### [Work to do]
Write out the material exactly, without any of its pictures.

### [Dataset excerpt]
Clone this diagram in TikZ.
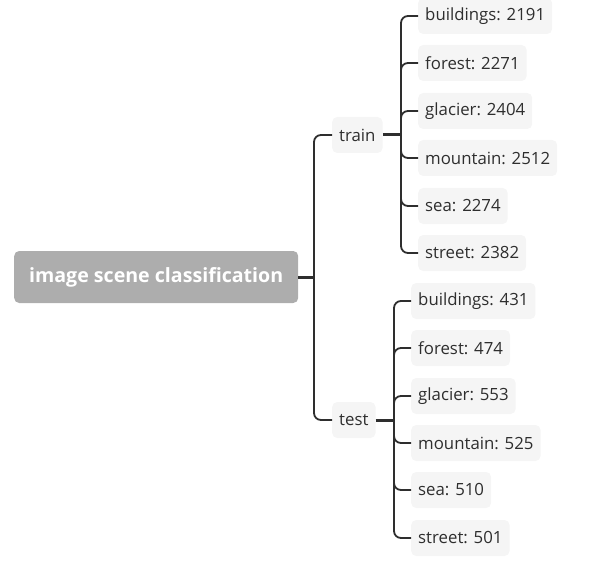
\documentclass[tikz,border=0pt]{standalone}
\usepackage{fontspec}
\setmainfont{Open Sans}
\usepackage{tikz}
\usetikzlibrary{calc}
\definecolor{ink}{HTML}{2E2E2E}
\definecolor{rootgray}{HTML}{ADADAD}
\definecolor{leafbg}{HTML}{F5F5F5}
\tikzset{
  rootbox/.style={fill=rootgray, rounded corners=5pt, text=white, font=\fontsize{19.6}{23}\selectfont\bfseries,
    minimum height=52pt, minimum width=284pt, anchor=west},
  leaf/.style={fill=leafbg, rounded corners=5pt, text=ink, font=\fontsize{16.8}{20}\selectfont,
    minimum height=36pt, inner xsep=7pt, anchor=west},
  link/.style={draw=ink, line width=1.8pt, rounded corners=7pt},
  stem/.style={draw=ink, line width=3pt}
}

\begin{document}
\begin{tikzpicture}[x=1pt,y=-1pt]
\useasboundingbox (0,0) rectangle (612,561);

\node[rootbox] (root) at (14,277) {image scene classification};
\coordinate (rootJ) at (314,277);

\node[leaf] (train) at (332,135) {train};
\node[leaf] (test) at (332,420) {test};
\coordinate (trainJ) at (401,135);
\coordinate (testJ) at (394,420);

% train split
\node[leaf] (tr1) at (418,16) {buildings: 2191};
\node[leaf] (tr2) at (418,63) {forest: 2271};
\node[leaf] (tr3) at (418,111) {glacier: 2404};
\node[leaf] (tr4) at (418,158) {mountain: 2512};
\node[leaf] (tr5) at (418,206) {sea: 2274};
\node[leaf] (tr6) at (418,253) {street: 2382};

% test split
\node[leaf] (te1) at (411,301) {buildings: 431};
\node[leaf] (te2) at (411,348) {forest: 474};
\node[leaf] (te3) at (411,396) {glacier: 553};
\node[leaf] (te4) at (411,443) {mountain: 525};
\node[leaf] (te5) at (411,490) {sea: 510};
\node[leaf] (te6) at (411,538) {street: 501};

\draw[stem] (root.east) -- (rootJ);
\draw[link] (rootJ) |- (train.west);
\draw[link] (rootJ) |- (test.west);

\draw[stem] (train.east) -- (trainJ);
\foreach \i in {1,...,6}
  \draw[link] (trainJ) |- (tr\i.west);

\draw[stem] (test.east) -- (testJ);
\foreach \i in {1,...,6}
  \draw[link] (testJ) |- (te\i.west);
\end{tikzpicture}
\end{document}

### [Answer]
Clone this diagram in TikZ.
\documentclass[tikz,border=0pt]{standalone}
\usepackage{fontspec}
\setmainfont{Open Sans}
\usepackage{tikz}
\usetikzlibrary{calc}
\definecolor{ink}{HTML}{2E2E2E}
\definecolor{rootgray}{HTML}{ADADAD}
\definecolor{leafbg}{HTML}{F5F5F5}
\tikzset{
  rootbox/.style={fill=rootgray, rounded corners=5pt, text=white, font=\fontsize{19.6}{23}\selectfont\bfseries,
    minimum height=52pt, minimum width=284pt, anchor=west},
  leaf/.style={fill=leafbg, rounded corners=5pt, text=ink, font=\fontsize{16.8}{20}\selectfont,
    minimum height=36pt, inner xsep=7pt, anchor=west},
  link/.style={draw=ink, line width=1.8pt, rounded corners=7pt},
  stem/.style={draw=ink, line width=3pt}
}

\begin{document}
\begin{tikzpicture}[x=1pt,y=-1pt]
\useasboundingbox (0,0) rectangle (612,561);

\node[rootbox] (root) at (14,277) {image scene classification};
\coordinate (rootJ) at (314,277);

\node[leaf] (train) at (332,135) {train};
\node[leaf] (test) at (332,420) {test};
\coordinate (trainJ) at (401,135);
\coordinate (testJ) at (394,420);

% train split
\node[leaf] (tr1) at (418,16) {buildings: 2191};
\node[leaf] (tr2) at (418,63) {forest: 2271};
\node[leaf] (tr3) at (418,111) {glacier: 2404};
\node[leaf] (tr4) at (418,158) {mountain: 2512};
\node[leaf] (tr5) at (418,206) {sea: 2274};
\node[leaf] (tr6) at (418,253) {street: 2382};

% test split
\node[leaf] (te1) at (411,301) {buildings: 431};
\node[leaf] (te2) at (411,348) {forest: 474};
\node[leaf] (te3) at (411,396) {glacier: 553};
\node[leaf] (te4) at (411,443) {mountain: 525};
\node[leaf] (te5) at (411,490) {sea: 510};
\node[leaf] (te6) at (411,538) {street: 501};

\draw[stem] (root.east) -- (rootJ);
\draw[link] (rootJ) |- (train.west);
\draw[link] (rootJ) |- (test.west);

\draw[stem] (train.east) -- (trainJ);
\foreach \i in {1,...,6}
  \draw[link] (trainJ) |- (tr\i.west);

\draw[stem] (test.east) -- (testJ);
\foreach \i in {1,...,6}
  \draw[link] (testJ) |- (te\i.west);
\end{tikzpicture}
\end{document}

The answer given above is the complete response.